Les patients qui se sont rendus par eux-mêmes dans les urgences du Québec en 2013-2014 ont attendu en moyenne 4h22 min avant d'obtenir leur congé révèlent des données du ministère de la Santé obtenues par La Presse en vertu de la Loi sur l'accès à l'information.

C'est la première fois que la durée réelle de prise en charge des patients ambulatoires aux urgences est révélée au Québec.

Que ce soit pour l'otite d'un tout petit ou le bras cassé d'un plus vieux, la majorité des patients qui se présentent dans les urgences du Québec s'y rendent par eux-mêmes et non en ambulance. En 2013-2014, 68% des 3,5 millions de Québécois qui ont visité les urgences étaient des patients ambulatoires.

La durée moyenne de séjour des patients ambulatoires, qui tient compte du délai qui s'écoule entre le moment où ils sont vus par l'infirmière du triage et le moment où ils obtiennent leur congé, a été de 4h22 min en moyenne. Pour les patients sur civière, soit les cas plus graves, l'attente a été de 16h42 min.

Un délai «raisonnable»

Le ministre de la Santé, Gaétan Barrette, estime que «dans le contexte actuel de système sous-optimal, quatre heures d'attente pour les patients ambulatoires, c'est raisonnable». «Mais si la première ligne était plus efficace, on viserait moins de quatre heures, dit-il. Une de mes missions, c'est de rendre le système plus efficace.»

Le ministre compte notamment sur la création de 50 supercliniques pour améliorer la situation. «Par définition, ces cliniques seront des miniurgences qui pourront traiter plus rapidement les cas moins urgents», note-t-il.

Le président du Conseil pour la protection des malades, Paul Brunet, estime pour sa part que les données du ministère de la Santé ne témoignent pas de la réalité, car «tous les cas de priorité sont confondus». «On sait que les cas moins urgents attendent bien plus que quatre heures aux urgences. En mélangeant tous les cas de priorité, l'attente a l'air moins pire qu'elle ne l'est réellement», critique-t-il.

Inégalités régionales

De toutes les régions du Québec, c'est dans Lanaudière que les patients ambulatoires attendent le plus longtemps aux urgences (6h14 min), suivi de Laval (5h45 min) et les Laurentides (5h38 min).
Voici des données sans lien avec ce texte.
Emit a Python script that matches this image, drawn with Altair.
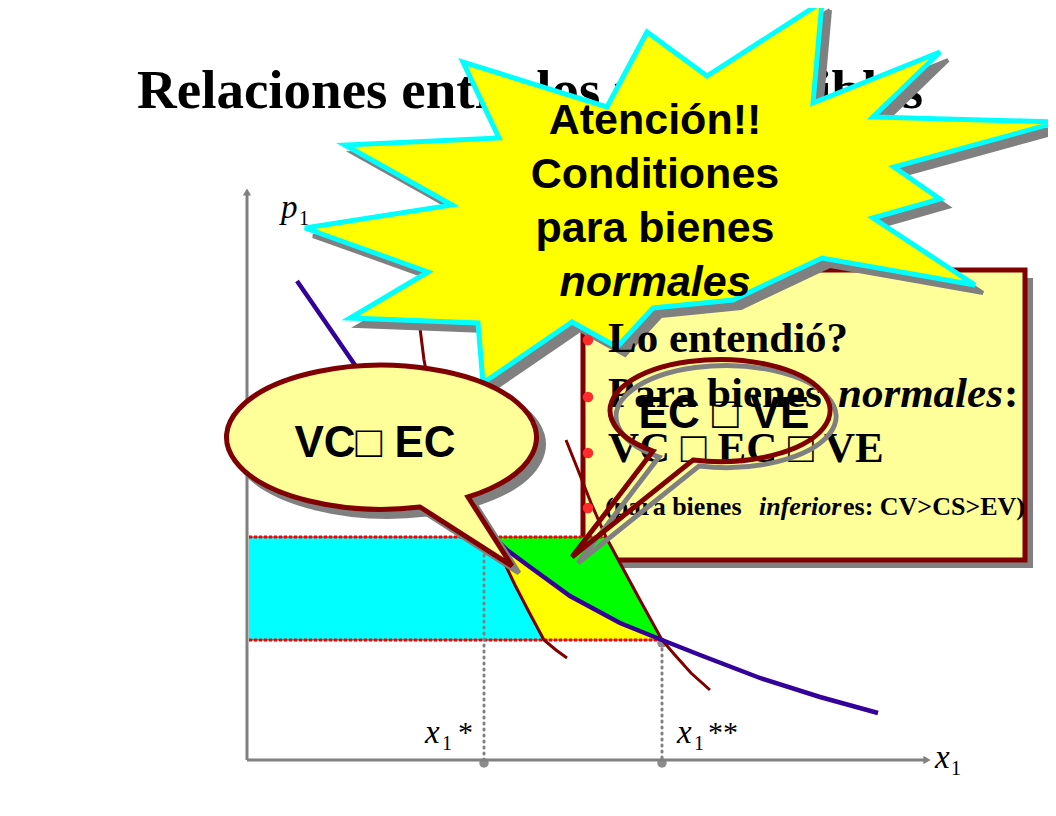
import altair as alt
import pandas as pd

# ---------------- data (diagram units = slide units) ----------------
TITLE = "Relaciones entre los tres medibles"

P_HIGH = 537          # initial price level
P_LOW = 640           # final price level
X1_STAR = 484         # x1*
X1_2STAR = 662        # x1**
AXIS_X0 = 247
AXIS_Y0 = 760
AXIS_TOP = 194
AXIS_RIGHT = 924

# ordinary demand curve
DEM_X = [297, 315, 335, 357, 392, 427, 462, 494, 507, 530, 570, 620, 662, 700, 760, 820, 878]
DEM_Y = [281, 307, 336, 368, 412, 456, 498, 537, 550, 567, 596, 623, 640, 655, 678, 697, 713]
# Hicksian demand at the initial utility
HA_X = [416, 419, 424, 432, 444, 459, 476, 492, 503, 515, 529, 544, 556, 567]
HA_Y = [290, 320, 360, 400, 440, 480, 512, 537, 560, 585, 612, 640, 650, 658]
# Hicksian demand at the final utility
HB_X = [566, 578, 591, 606, 620, 640, 662, 674, 691, 710]
HB_Y = [440, 470, 503, 537, 563, 600, 640, 654, 673, 690]

# starburst outline
STAR_X = [822, 813, 940, 873, 1058, 894, 940, 873, 975, 822, 733, 653, 617, 572, 483, 478, 350, 428, 305, 452, 345, 499, 463, 607, 647, 707]
STAR_Y = [2, 103, 52, 117, 122, 167, 199, 218, 285, 258, 300, 308, 347, 322, 383, 323, 318, 272, 228, 205, 145, 138, 62, 107, 32, 76]
STAR_LINES = ["Atención!!", "Conditiones", "para bienes", "normales"]
STAR_LINE_Y = [134, 188, 242, 296]
STAR_CX = 655

# text box
BOX = dict(x=583, x2=1025, y=270, y2=560)
BULLET_X = [588, 588, 588, 588]
BULLET_Y = [340, 397, 453, 508]
BOX_BIG_TEXT = ["Lo entendió?", "Para bienes", ":", "VC \u25a1 EC \u25a1 VE"]
BOX_BIG_X = [608, 608, 1004, 608]
BOX_BIG_Y = [352, 407, 407, 462]
BOX_BIG_ITAL = ["normales"]
BOX_BIG_ITAL_X = [838]
BOX_BIG_ITAL_Y = [407]
BOX_SMALL_TEXT = ["(para bienes", "es: CV>CS>EV)"]
BOX_SMALL_X = [605, 843]
BOX_SMALL_Y = [515, 515]
BOX_SMALL_ITAL = ["inferior"]
BOX_SMALL_ITAL_X = [759]
BOX_SMALL_ITAL_Y = [515]

# callouts
CALL1_C = (378, 440)
CALL1_TEXT = "VC\u25a1 EC"
CALL1_TXT_POS = (375, 457)
CALL2_C = (723, 411)
CALL2_TEXT = "EC \u25a1 VE"
CALL2_TXT_POS = (724, 428)

# axis labels: main glyph, subscript, stars
LBL_MAIN = ["p", "x", "x", "x"]
LBL_MAIN_X = [281, 935, 425, 677]
LBL_MAIN_Y = [218, 768, 743, 743]
LBL_SUB = ["1", "1", "1", "1"]
LBL_SUB_X = [299, 951, 442, 694]
LBL_SUB_Y = [225, 775, 750, 750]
LBL_STAR = ["*", "**"]
LBL_STAR_X = [458, 708]
LBL_STAR_Y = [742, 742]

# ---------------- helpers ----------------
XS = alt.Scale(domain=[8, 1048], nice=False, zero=False)
YS = alt.Scale(domain=[8, 800], nice=False, zero=False, reverse=True)
X = alt.X("x:Q", scale=XS, axis=None)
Y = alt.Y("y:Q", scale=YS, axis=None)

SERIF = "Liberation Serif"
SANS = "Liberation Sans"
MAROON = "#800000"
GRAY = "#808080"


def path_layer(xs, ys, close=False, dx=0, dy=0, **mk):
    xs = list(xs)
    ys = list(ys)
    if close:
        xs = xs + [xs[0]]
        ys = ys + [ys[0]]
    df = pd.DataFrame({"x": [v + dx for v in xs], "y": [v + dy for v in ys], "i": range(len(xs))})
    return alt.Chart(df).mark_line(**mk).encode(x=X, y=Y, order="i:Q")


def text_layer(xs, ys, texts, **mk):
    df = pd.DataFrame({"x": xs, "y": ys, "t": texts})
    base = dict(baseline="alphabetic", align="left", color="black")
    base.update(mk)
    return alt.Chart(df).mark_text(**base).encode(x=X, y=Y, text="t:N")


def sub_between(xs, ys, y0, y1):
    pts = [(a, b) for a, b in zip(xs, ys) if y0 <= b <= y1]
    return [p[0] for p in pts], [p[1] for p in pts]


layers = []

# box shadow + box
box_sh = pd.DataFrame({"x": [BOX["x"] + 8], "x2": [BOX["x2"] + 8], "y": [BOX["y"] + 8], "y2": [BOX["y2"] + 8]})
layers.append(alt.Chart(box_sh).mark_rect(fill=GRAY).encode(x=X, x2="x2:Q", y=Y, y2="y2:Q"))
box_df = pd.DataFrame({k: [v] for k, v in BOX.items()})
layers.append(alt.Chart(box_df).mark_rect(fill="#FFFF99", stroke=MAROON, strokeWidth=5)
              .encode(x=X, x2="x2:Q", y=Y, y2="y2:Q"))

# regions
ha_x, ha_y = sub_between(HA_X, HA_Y, P_HIGH, P_LOW)
dm_x, dm_y = sub_between(DEM_X, DEM_Y, P_HIGH, P_LOW)
hb_x, hb_y = sub_between(HB_X, HB_Y, P_HIGH, P_LOW)

cyan_x = [AXIS_X0 + 2] + ha_x + [AXIS_X0 + 2]
cyan_y = [P_HIGH] + ha_y + [P_LOW]
layers.append(path_layer(cyan_x, cyan_y, close=True, fill="#00FFFF", stroke=None, strokeWidth=0))

yel_x = dm_x + ha_x[::-1]
yel_y = dm_y + ha_y[::-1]
layers.append(path_layer(yel_x, yel_y, close=True, fill="#FFFF00", stroke=None, strokeWidth=0))

grn_x = hb_x + dm_x[::-1]
grn_y = hb_y + dm_y[::-1]
layers.append(path_layer(grn_x, grn_y, close=True, fill="#00FF00", stroke=None, strokeWidth=0))

# price lines (dotted red)
for py, xe in [(P_HIGH, hb_x[0]), (P_LOW, X1_2STAR)]:
    layers.append(path_layer([AXIS_X0 + 2, xe], [py, py], stroke="#990000", strokeWidth=1))
    layers.append(path_layer([AXIS_X0 + 2, xe], [py, py], stroke="#FF0000", strokeWidth=3, strokeDash=[3, 2]))

# gray dotted verticals and dots
layers.append(path_layer([X1_STAR, X1_STAR], [P_HIGH, AXIS_Y0 + 3], stroke=GRAY, strokeWidth=3,
                         strokeDash=[1, 5], strokeCap="round"))
layers.append(path_layer([X1_2STAR, X1_2STAR], [P_LOW + 3, AXIS_Y0 + 3], stroke=GRAY, strokeWidth=3,
                         strokeDash=[1, 5], strokeCap="round"))
dots = pd.DataFrame({"x": [X1_STAR, X1_2STAR, X1_2STAR], "y": [AXIS_Y0 + 3, AXIS_Y0 + 3, P_LOW + 3]})
layers.append(alt.Chart(dots).mark_circle(size=90, color="#8c8c8c", opacity=1).encode(x=X, y=Y))

# axes
layers.append(path_layer([AXIS_X0, AXIS_X0], [AXIS_Y0, AXIS_TOP], stroke=GRAY, strokeWidth=3))
layers.append(path_layer([AXIS_X0, AXIS_RIGHT], [AXIS_Y0, AXIS_Y0], stroke=GRAY, strokeWidth=3))
layers.append(alt.Chart(pd.DataFrame({"x": [AXIS_X0], "y": [AXIS_TOP - 2]}))
              .mark_point(shape="triangle-up", size=70, filled=True, color=GRAY, opacity=1).encode(x=X, y=Y))
layers.append(alt.Chart(pd.DataFrame({"x": [AXIS_RIGHT + 3], "y": [AXIS_Y0]}))
              .mark_point(shape="triangle-right", size=70, filled=True, color=GRAY, opacity=1).encode(x=X, y=Y))

# curves
layers.append(path_layer(HA_X, HA_Y, stroke=MAROON, strokeWidth=3))
layers.append(path_layer(HB_X, HB_Y, stroke=MAROON, strokeWidth=3))
layers.append(path_layer(DEM_X, DEM_Y, stroke="#330099", strokeWidth=4.5))

# axis labels
layers.append(text_layer(LBL_MAIN_X, LBL_MAIN_Y, LBL_MAIN, font=SERIF, fontSize=33, fontStyle="italic"))
layers.append(text_layer(LBL_SUB_X, LBL_SUB_Y, LBL_SUB, font=SERIF, fontSize=20))
layers.append(text_layer(LBL_STAR_X, LBL_STAR_Y, LBL_STAR, font=SERIF, fontSize=30))

# title
layers.append(text_layer([137], [108], [TITLE], font=SERIF, fontSize=55, fontWeight="bold"))

# starburst
layers.append(path_layer(STAR_X, STAR_Y, close=True, dx=8, dy=8, fill=GRAY, stroke=GRAY, strokeWidth=4,
                         strokeJoin="miter", clip=True))
layers.append(path_layer(STAR_X, STAR_Y, close=True, fill="#FFFF00", stroke="#00FFFF", strokeWidth=5,
                         strokeJoin="miter", clip=True))

# box text + bullets
layers.append(alt.Chart(pd.DataFrame({"x": BULLET_X, "y": BULLET_Y}))
              .mark_circle(size=110, color="#FF2B2B", opacity=1).encode(x=X, y=Y))
layers.append(text_layer(BOX_BIG_X, BOX_BIG_Y, BOX_BIG_TEXT, font=SERIF, fontSize=43, fontWeight="bold"))
layers.append(text_layer(BOX_BIG_ITAL_X, BOX_BIG_ITAL_Y, BOX_BIG_ITAL, font=SERIF, fontSize=43,
                         fontWeight="bold", fontStyle="italic"))
layers.append(text_layer(BOX_SMALL_X, BOX_SMALL_Y, BOX_SMALL_TEXT, font=SERIF, fontSize=26, fontWeight="bold"))
layers.append(text_layer(BOX_SMALL_ITAL_X, BOX_SMALL_ITAL_Y, BOX_SMALL_ITAL, font=SERIF, fontSize=26,
                         fontWeight="bold", fontStyle="italic"))

# star text
layers.append(text_layer([STAR_CX] * 3, STAR_LINE_Y[:3], STAR_LINES[:3], font=SANS, fontSize=43,
                         fontWeight="bold", align="center"))
layers.append(text_layer([STAR_CX], STAR_LINE_Y[3:], STAR_LINES[3:], font=SANS, fontSize=43,
                         fontWeight="bold", fontStyle="italic", align="center"))

# callout 1 (filled ellipse with tail)
CALL1_SHAPE = "M 90 57 A 155 72 0 1 0 42 67 L 134 126 Z"
c1 = pd.DataFrame({"x": [CALL1_C[0]], "y": [CALL1_C[1]]})
c1s = pd.DataFrame({"x": [CALL1_C[0] + 7], "y": [CALL1_C[1] + 7]})
layers.append(alt.Chart(c1s).mark_point(shape=CALL1_SHAPE, size=4, fill=GRAY, stroke=GRAY, strokeWidth=5,
                                        opacity=1).encode(x=X, y=Y))
layers.append(alt.Chart(c1).mark_point(shape=CALL1_SHAPE, size=4, fill="#FFFF99", stroke=MAROON, strokeWidth=5,
                                       opacity=1, strokeJoin="miter").encode(x=X, y=Y))
layers.append(text_layer([CALL1_TXT_POS[0]], [CALL1_TXT_POS[1]], [CALL1_TEXT], font=SANS, fontSize=44,
                         fontWeight="bold", align="center"))

# callout 2 (outline only)
CALL2_SHAPE = "M -30 49 A 110 51 0 1 0 -70 40 L -151 146 Z"
c2 = pd.DataFrame({"x": [CALL2_C[0]], "y": [CALL2_C[1]]})
c2s = pd.DataFrame({"x": [CALL2_C[0] + 6], "y": [CALL2_C[1] + 6]})
layers.append(alt.Chart(c2s).mark_point(shape=CALL2_SHAPE, size=4, fill="transparent", stroke=GRAY,
                                        strokeWidth=5, opacity=1).encode(x=X, y=Y))
layers.append(alt.Chart(c2).mark_point(shape=CALL2_SHAPE, size=4, fill="transparent", stroke=MAROON,
                                       strokeWidth=5, opacity=1, strokeJoin="miter").encode(x=X, y=Y))
layers.append(text_layer([CALL2_TXT_POS[0]], [CALL2_TXT_POS[1]], [CALL2_TEXT], font=SANS, fontSize=44,
                         fontWeight="bold", align="center"))

chart = alt.layer(*layers).properties(
    width=1040, height=792, padding=0, autosize=alt.AutoSizeParams(type="none"), background="white"
).configure_view(stroke=None)

chart.save("out.html", embed_options={"renderer": "svg", "actions": False})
Le directeur régional des affaires médicales pour l'agence de la santé de Lanaudière, le Dr Jean-Claude Berlinguet, dit se préoccuper de la situation. «Nous sommes l'une des régions où le manque d'accès à un médecin de famille est le plus criant. Améliorer cet accès est notre priorité pour améliorer la situation aux urgences», dit-il.

À Montréal, l'attente des patients ambulatoires a diminué d'une dizaine de minutes depuis 2011 et atteint aujourd'hui 4h39 min. La cible du ministère de la Santé est de quatreheures.

Certains hôpitaux ont vu leur situation se dégrader depuis 2011. À l'hôpital Fleury à Montréal, l'attente des patients ambulatoires est passée de 5h13 min à 6h18 min depuis 2011 et à l'hôpital Santa Cabrini, l'attente atteint 5h48 min.

À l'inverse, certains établissements ont radicalement amélioré leur situation, comme l'hôpital du Lakeshore où l'attente est passée de 8h15 min en 2011 à 4h28 min cette année et l'hôpital Maisonneuve-Rosemont où l'attente a diminué d'une heure pour atteindre 4h03 min.

Diffusion à l'automne

L'Ontario et l'Alberta publient depuis quelque temps déjà leurs données d'attente pour leur clientèle ambulatoire aux urgences. Le ministre Barrette promet que les statistiques seront publiées dès l'automne. Les détails de l'attente pour chaque catégorie de patients (catégorie P1 (très urgent) à P5 (non urgent) seront aussi diffusées au plus tard l'an prochain.